The movie seemed to be taking an interesting turn. I kind of felt sorry for the monster. It never had a chance. I definitely felt sorry for his normal-looking brother, trapped into a lonely and fugitive life because of his evil other half. I soon lost all sympathy. Any regular people who enter the house of freaks are immediately attacked, and the freaks corrupt the normal teen until he’s as evil as themselves. The injustices of the world weren’t making the mutants do bad things, they just used that as an excuse.

I worry about my friends’ kids up in Rose Hill. Surrounded as they are by lager-swilling dropouts waiting to turn 18 so they can get onto the dole like their parents and grandparents, they’re going to have a huge challenge growing up clean. Decent folk in bad neighborhoods face a stark choice: be a victim, get out, or become one of the monsters.

The night passed quietly. The next morning the paper said several fires had been set across Oxford. None were serious. In one case a would-be arsonist stuck a rag into a car’s fuel tank and set the rag alight but somehow the fire didn’t spread. These guys aren’t exactly rocket scientists. I suppose the cops didn’t report the fires on their Twitter feed for fear of encouraging copycat crimes. Makes sense from a policing point of view, but from a taxpayer’s point of view I wasn’t pleased.

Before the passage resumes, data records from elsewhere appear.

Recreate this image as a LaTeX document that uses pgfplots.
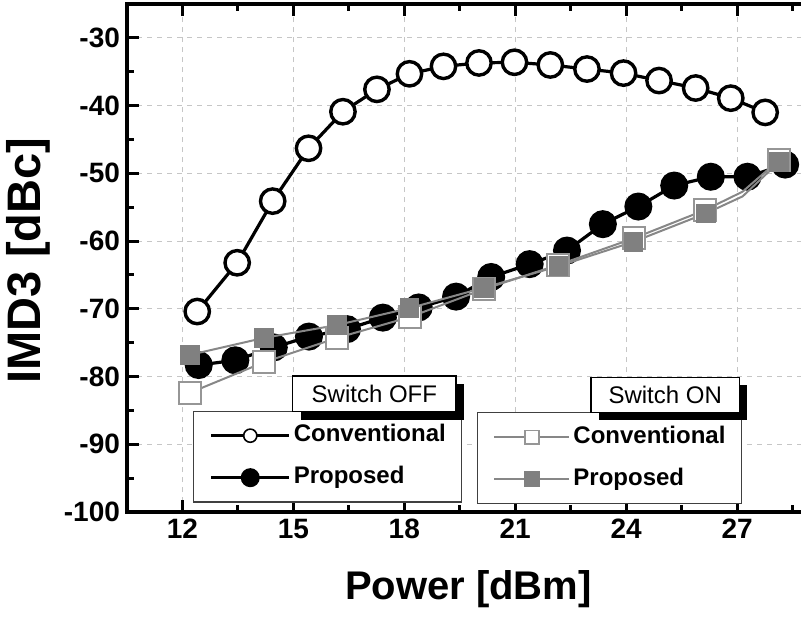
\documentclass[border=0pt]{standalone}
\usepackage{pgfplots}
\pgfplotsset{compat=1.18}
\usepackage{fontspec}
\setmainfont{Liberation Sans}

\definecolor{lngray}{RGB}{135,135,135}
\definecolor{sqgray}{RGB}{128,128,128}
\definecolor{edgegray}{RGB}{150,150,150}

\pgfplotsset{
  imdbase/.style={
    scale only axis, width=351.25pt, height=254pt,
    xmin=10.5, xmax=29.5, ymin=-100, ymax=-25,
  },
  legbase/.style={
    anchor=north west, draw=black!75, line width=0.6pt,
    font=\fontsize{12}{14}\selectfont\bfseries,
    inner xsep=8pt, inner ysep=6.2pt, row sep=9pt, column sep=1.5pt,
    nodes={inner sep=0pt, text height=9pt, text depth=3pt},
  },
}

\begin{document}
\begin{tikzpicture}

% Switch OFF
\begin{axis}[imdbase,
  xtick={12,15,...,27}, minor xtick={13.5,16.5,...,28.5},
  ytick={-100,-90,...,-30}, minor ytick={-95,-85,...,-25},
  tick align=inside,
  major tick length=6pt, minor tick length=3.5pt,
  every tick/.style={black, line width=1.5pt},
  axis line style={line width=2.2pt},
  grid=major,
  major grid style={gray!45, line width=0.5pt, dash pattern=on 2.5pt off 2.5pt},
  /pgf/number format/assume math mode=true,
  tick label style={font=\fontsize{14}{16}\selectfont\bfseries},
  xlabel={Power [dBm]}, ylabel={IMD3 [dBc]},
  xlabel style={font=\fontsize{20}{24}\selectfont\bfseries, at={(ticklabel cs:0.486)}, yshift=-9pt},
  ylabel style={font=\fontsize{23.5}{28}\selectfont\bfseries, at={(ticklabel cs:0.495)}},
  legend image code/.code={\draw[mark repeat=2,mark phase=2,#1] plot coordinates {(0pt,0pt) (19.5pt,0pt) (39pt,0pt)};},
  legend style={legbase, at={(0.0942,0.1995)}},
  legend cell align=left,
]
\addlegendimage{black, line width=1.5pt, mark=*, mark size=3.3pt, mark options={fill=white, line width=0.8pt}}
\addlegendentry{Conventional}
\addlegendimage{black, line width=1.5pt, mark=*, mark size=4pt}
\addlegendentry{Proposed}

\addplot[black, line width=1.6pt, mark=*, mark size=6.1pt,
  mark options={fill=white, line width=1.7pt}, forget plot] coordinates {
  (12.40,-70.4) (13.48,-63.2) (14.44,-54.1) (15.41,-46.3) (16.34,-40.9)
  (17.26,-37.6) (18.14,-35.3) (19.06,-34.2) (20.02,-33.7) (20.98,-33.6)
  (21.95,-34.0) (22.94,-34.6) (23.93,-35.2) (24.89,-36.3) (25.88,-37.4)
  (26.83,-38.9) (27.76,-41.0)
};
\addplot[black, line width=1.6pt, mark=*, mark size=6.2pt, forget plot] coordinates {
  (12.44,-78.3) (13.43,-77.6) (14.47,-75.7) (15.42,-74.1) (16.45,-73.0)
  (17.42,-71.3) (18.39,-69.8) (19.40,-68.2) (20.35,-65.3) (21.39,-63.4)
  (22.40,-61.4) (23.37,-57.5) (24.33,-54.9) (25.30,-51.8) (26.29,-50.5)
  (27.28,-50.5) (28.30,-48.7)
};
\end{axis}

% Switch ON
\begin{axis}[imdbase, hide axis,
  legend image code/.code={\draw[mark repeat=2,mark phase=2,#1] plot coordinates {(0pt,0pt) (18.75pt,0pt) (37.5pt,0pt)};},
  legend style={legbase, at={(0.498,0.1964)}},
  legend cell align=left,
]
\addlegendimage{lngray, line width=1pt, mark=square*, mark size=3.4pt, mark options={draw=edgegray, fill=white, line width=0.8pt}}
\addlegendentry{Conventional}
\addlegendimage{lngray, line width=1pt, mark=square*, mark size=3.6pt, mark options={draw=sqgray, fill=sqgray}}
\addlegendentry{Proposed}

\addplot[lngray, line width=1pt, mark=square*, mark size=5.5pt,
  mark indices={1,2,3,4,5,6,7,8,10},
  mark options={draw=edgegray, fill=white, line width=1pt}, forget plot] coordinates {
  (12.20,-82.4) (14.20,-77.9) (16.18,-74.3) (18.16,-71.2) (20.15,-67.1)
  (22.17,-63.5) (24.20,-59.6) (26.14,-55.4) (27.15,-52.7) (28.14,-48.0)
};
\addplot[lngray, line width=1pt, mark=square*, mark size=4.6pt,
  mark indices={1,2,3,4,5,6,7,8,10},
  mark options={draw=sqgray, fill=sqgray, line width=0.6pt}, forget plot] coordinates {
  (12.20,-76.8) (14.20,-74.3) (16.18,-72.4) (18.14,-69.9) (20.15,-66.9)
  (22.17,-63.7) (24.20,-60.1) (26.16,-55.9) (27.15,-53.4) (28.14,-48.3)
};
\end{axis}

% legend titles with shadow
\fill[black] (86.9pt,46.2pt) rectangle (168.5pt,64pt);
\filldraw[fill=white, draw=black, line width=0.6pt] (82.9pt,50.2pt) rectangle (164.5pt,68pt);
\node[font=\fontsize{12}{14}\selectfont] at (123.7pt,59.1pt) {Switch OFF};
\fill[black] (236pt,45.9pt) rectangle (310.2pt,63.4pt);
\filldraw[fill=white, draw=black, line width=0.6pt] (232pt,49.9pt) rectangle (306.2pt,67.4pt);
\node[font=\fontsize{12}{14}\selectfont] at (269.1pt,58.65pt) {Switch ON};

\pgfresetboundingbox
\useasboundingbox (-63.5pt,-55.5pt) rectangle (337pt,256pt);
\end{tikzpicture}
\end{document}
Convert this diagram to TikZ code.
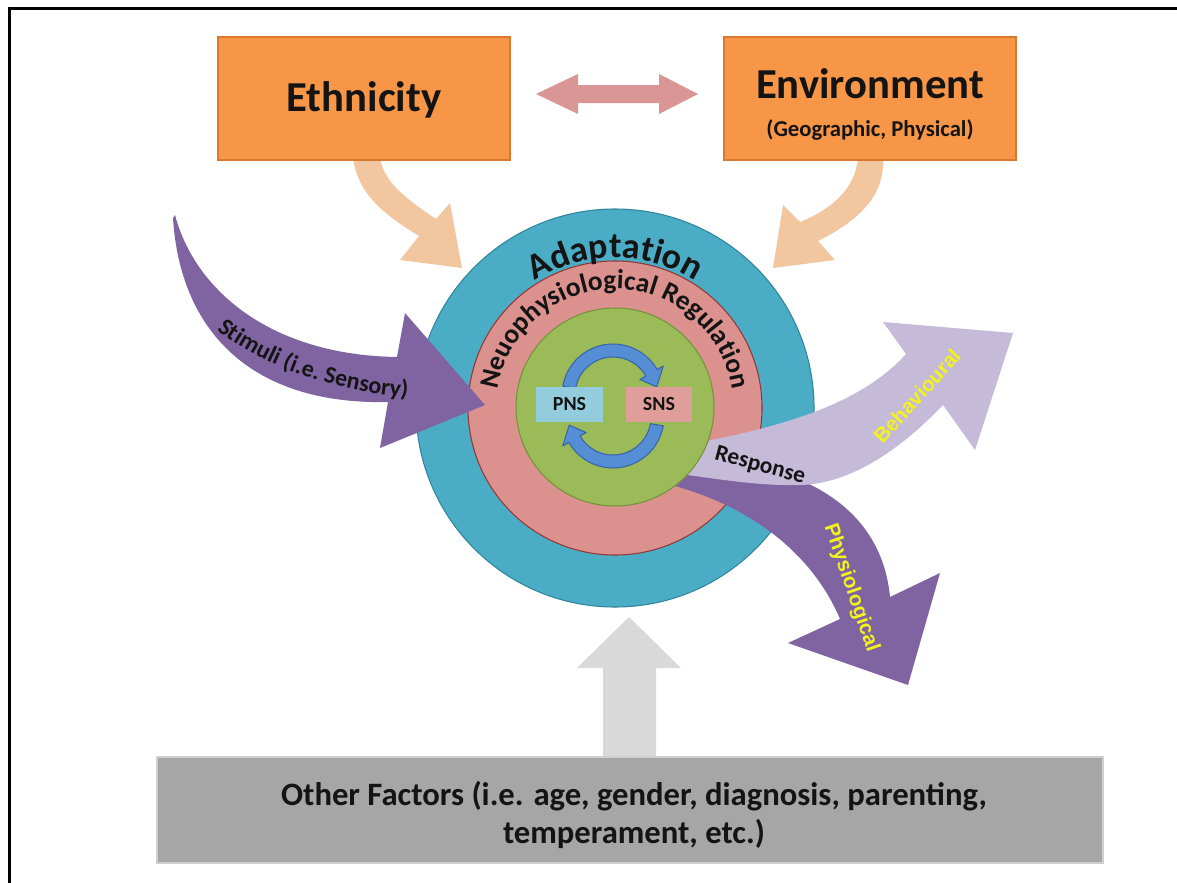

The next night I went to the Albion Beatnik, Oxford’s best independent bookshop. There was a reading sponsored by eight cuts gallery, a local small press, and unlike so many literary readings most of the stuff was actually good. This is the England I love, the England of intellect and wit, of culture and community. The England of the rioters is a different country occupying the same space. Shangra-La and Somalia.

I left early to make it back before dark. The city at dusk was quiet. Several times people moved out of my way. Two girls even crossed the street. A lone man is suspect. Once again I slept in my son’s bed in the front room. No bricks this night either, but at 5:30 in the morning I got woken up a hollow thump thump thump. It continued for at least ten minutes, punctuated by incoherent bellowing.

I peeked out the window. A young drunk guy in a hooded sweatshirt was kicking the plastic recycling bins and calling for his friend to let him in. Eventually he realized he had the wrong house and staggered off down the street. He wasn’t going to make it far. I pictured him curling up on the sidewalk and dozing off, oblivious to the early morning pedestrians stepping around him. You see that a lot in England.

As I got back into bed it started to rain. I thought of him asleep out there and smiled.